There I was driving into town, to have the BeeMer washed and replenish my caffeine levels. At a snails pace I'm manouvering the more than narrow, serpentine roads on the island (there's also persistent on-coming traffic created by tourists who insist on raiding this piece of paradise with vehicles almost as big as mine and so this becomes a too close for comfort experience, my shoulder muscles tense; eyes bulge; little silent prayers are whispered as we defy space and driving skills) but I'm still thinking what a fabbo day I've had - there was sun and sea and I'll be getting ready to go to dinner soon....I'm on the home stretch, just before I hit the bridge and make it into the old town, well guess what lands on my windscreen? no, not another low flying insect (and what on earth do they eat to create that mustard yellow streak)....a man - a real life, full grown male.
I saw him, he saw me, I made eye contact, he took another look.....then as I got real close he falls onto the windscreen - glass is smashed, his nose is smashed, there's blood, I'm resisting the urge to turn on the wipers, there's a bit of wimpering, there's hyperventilating (that would be me).

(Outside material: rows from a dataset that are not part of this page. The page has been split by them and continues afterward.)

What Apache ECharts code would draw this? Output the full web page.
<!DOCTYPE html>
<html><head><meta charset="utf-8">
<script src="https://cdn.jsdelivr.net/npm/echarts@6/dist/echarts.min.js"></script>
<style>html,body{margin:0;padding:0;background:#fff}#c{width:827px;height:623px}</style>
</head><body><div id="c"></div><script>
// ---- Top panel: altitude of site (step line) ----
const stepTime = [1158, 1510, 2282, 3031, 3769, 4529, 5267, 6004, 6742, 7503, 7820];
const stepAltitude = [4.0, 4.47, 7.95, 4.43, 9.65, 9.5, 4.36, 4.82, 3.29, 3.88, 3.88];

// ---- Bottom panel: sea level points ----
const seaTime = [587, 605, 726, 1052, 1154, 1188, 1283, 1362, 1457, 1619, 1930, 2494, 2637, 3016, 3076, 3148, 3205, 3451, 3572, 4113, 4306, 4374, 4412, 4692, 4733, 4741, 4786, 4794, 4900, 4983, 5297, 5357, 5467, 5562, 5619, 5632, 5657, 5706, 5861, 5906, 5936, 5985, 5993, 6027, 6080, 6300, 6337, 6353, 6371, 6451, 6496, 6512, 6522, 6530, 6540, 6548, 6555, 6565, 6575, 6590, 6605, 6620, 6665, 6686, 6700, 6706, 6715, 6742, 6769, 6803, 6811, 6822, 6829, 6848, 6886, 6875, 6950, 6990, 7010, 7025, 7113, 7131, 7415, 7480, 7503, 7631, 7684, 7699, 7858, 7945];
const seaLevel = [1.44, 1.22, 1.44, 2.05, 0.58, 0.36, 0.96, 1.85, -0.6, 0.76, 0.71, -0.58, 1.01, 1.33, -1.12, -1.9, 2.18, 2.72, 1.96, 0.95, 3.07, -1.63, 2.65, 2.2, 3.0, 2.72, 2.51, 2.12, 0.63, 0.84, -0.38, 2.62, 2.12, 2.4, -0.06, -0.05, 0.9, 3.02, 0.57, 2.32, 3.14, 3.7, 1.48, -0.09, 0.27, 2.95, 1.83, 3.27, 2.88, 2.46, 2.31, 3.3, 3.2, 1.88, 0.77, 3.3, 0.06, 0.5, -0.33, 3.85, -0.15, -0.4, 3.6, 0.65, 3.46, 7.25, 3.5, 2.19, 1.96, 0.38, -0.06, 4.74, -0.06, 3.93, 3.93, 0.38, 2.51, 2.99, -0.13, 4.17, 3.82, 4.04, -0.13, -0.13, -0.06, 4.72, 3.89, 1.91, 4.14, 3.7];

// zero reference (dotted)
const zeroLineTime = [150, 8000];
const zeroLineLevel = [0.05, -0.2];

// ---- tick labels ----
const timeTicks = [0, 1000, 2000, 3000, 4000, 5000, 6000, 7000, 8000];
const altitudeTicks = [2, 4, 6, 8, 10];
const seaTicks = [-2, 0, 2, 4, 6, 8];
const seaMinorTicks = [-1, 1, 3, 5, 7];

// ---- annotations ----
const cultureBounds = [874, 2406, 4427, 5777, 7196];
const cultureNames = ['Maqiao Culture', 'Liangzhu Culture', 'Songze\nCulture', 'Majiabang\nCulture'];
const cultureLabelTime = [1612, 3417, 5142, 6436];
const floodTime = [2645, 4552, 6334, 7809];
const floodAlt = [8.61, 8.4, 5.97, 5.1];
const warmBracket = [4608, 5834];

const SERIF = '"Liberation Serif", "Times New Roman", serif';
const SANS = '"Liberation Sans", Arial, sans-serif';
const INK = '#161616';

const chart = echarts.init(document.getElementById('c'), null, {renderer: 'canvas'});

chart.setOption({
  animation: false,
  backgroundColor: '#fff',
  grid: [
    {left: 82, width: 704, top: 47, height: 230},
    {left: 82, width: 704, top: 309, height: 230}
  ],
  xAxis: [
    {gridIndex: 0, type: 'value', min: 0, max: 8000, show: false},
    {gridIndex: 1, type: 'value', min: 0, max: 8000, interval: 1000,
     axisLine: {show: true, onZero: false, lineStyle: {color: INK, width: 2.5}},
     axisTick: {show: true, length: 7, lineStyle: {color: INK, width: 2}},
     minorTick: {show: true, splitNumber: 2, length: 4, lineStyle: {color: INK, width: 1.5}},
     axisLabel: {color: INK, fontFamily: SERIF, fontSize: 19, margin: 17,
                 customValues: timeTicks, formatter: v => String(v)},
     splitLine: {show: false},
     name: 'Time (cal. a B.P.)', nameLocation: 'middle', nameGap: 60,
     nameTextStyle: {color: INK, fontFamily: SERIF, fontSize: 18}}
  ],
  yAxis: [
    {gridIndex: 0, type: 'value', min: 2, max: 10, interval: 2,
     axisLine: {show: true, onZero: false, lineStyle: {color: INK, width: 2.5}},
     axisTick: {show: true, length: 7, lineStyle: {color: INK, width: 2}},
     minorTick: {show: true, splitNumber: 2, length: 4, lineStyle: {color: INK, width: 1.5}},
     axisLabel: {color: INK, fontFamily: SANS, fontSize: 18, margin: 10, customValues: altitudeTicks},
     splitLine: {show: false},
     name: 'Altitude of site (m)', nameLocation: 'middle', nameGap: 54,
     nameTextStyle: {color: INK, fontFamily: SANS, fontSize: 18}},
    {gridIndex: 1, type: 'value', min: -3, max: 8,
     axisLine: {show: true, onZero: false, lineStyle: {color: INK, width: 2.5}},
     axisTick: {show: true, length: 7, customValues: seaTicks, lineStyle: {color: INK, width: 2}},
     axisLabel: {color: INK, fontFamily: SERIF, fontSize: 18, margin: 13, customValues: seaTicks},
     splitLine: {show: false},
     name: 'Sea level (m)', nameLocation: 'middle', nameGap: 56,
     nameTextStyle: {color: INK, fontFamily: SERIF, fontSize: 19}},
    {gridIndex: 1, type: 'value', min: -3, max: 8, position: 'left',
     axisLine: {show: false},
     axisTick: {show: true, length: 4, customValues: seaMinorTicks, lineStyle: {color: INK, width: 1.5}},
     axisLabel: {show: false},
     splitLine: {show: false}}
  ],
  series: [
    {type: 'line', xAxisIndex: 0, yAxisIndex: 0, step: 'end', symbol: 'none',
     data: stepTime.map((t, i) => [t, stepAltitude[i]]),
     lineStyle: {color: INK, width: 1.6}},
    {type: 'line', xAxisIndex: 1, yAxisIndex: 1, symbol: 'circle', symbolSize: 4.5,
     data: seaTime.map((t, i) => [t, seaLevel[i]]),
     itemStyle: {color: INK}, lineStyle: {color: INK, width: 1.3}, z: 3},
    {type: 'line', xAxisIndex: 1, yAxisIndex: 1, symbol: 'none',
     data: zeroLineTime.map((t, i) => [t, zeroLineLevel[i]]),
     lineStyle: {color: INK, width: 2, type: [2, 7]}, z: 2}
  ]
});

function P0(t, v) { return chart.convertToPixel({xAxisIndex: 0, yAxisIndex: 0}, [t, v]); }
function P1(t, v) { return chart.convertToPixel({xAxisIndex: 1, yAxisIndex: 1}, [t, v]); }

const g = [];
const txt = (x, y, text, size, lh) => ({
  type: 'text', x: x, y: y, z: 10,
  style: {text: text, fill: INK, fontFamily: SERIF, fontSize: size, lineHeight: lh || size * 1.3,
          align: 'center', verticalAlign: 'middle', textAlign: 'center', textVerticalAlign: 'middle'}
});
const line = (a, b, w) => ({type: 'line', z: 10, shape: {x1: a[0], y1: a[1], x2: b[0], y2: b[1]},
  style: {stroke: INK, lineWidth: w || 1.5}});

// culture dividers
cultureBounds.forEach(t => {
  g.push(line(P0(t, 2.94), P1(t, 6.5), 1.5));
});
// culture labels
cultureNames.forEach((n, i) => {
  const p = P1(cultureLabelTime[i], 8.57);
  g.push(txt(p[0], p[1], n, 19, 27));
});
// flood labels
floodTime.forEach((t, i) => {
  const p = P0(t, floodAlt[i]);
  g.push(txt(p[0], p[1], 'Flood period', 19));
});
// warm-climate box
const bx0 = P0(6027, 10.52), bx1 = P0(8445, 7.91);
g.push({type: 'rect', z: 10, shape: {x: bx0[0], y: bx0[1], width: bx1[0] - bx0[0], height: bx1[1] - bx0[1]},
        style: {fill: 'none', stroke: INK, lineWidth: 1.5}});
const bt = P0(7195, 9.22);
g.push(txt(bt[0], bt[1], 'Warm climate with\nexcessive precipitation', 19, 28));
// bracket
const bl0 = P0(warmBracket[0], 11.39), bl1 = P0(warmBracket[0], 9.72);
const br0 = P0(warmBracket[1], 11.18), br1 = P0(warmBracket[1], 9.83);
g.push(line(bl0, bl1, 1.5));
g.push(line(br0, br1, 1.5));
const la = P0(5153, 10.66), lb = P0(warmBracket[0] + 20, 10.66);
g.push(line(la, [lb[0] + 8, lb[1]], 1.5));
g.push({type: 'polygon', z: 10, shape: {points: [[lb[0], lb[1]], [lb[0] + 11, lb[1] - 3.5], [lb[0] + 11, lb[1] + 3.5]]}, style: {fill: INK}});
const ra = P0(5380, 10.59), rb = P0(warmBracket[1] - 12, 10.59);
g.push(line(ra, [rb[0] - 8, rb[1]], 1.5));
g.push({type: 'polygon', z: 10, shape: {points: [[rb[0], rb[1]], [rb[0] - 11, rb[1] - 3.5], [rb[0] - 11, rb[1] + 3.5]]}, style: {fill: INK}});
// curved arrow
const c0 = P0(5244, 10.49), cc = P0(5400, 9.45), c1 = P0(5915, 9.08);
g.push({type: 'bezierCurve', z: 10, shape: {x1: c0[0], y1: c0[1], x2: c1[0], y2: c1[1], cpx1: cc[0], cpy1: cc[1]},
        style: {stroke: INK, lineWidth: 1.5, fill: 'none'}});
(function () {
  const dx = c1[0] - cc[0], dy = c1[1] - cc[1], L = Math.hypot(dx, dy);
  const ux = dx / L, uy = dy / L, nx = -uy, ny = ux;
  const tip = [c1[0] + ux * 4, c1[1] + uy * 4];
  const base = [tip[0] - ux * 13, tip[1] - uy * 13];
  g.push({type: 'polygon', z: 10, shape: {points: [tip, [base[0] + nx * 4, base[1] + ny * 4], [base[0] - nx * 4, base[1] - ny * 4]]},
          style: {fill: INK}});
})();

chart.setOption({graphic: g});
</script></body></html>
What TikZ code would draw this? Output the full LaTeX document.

Ambulance is called, the locals all come out for a look (no-one's interested in getting involved, but all want to know what's going on and of course there'll be at least a dozen versions of who hit who and how); ice pack arrives from somewhere; his head is bent back to ease the blood flow, mine is between my knees (don't really have an excuse for it, but I only know one brace position even if I am a little late implementing it), the broken nose belongs to Mario a local who tells me he slipped when he saw me - not like that's news, there's been a few who have broken more than their noses in my presence.
The club members all converged and took over looking after one of their own, new windscreen had been ordered before the scene was cleared; BeeMer was moved into a drive way allowing two way traffic to share the single lane again; S series guy cancelled the next two appointments and started making his way to the island, he also contacted the local police (wonder if they're keeping a record of this families vehicular challenges....never fear, this can also be taken care of).
The current take on the event is that men are falling out of the sky for Romy....technically this may be true, but I'd prefer they didn't arrive as damaged goods.
Had to make my way to the insurance assessor with GQ model.....S series guy insisted I have company (he'd be wiser to give Boris this chore)....riotous fun filling out the form when explaining the face planting incident and then the sketch that needed to go with this - we couldn't resist putting a few of the bugs with names and addresses as witnesses.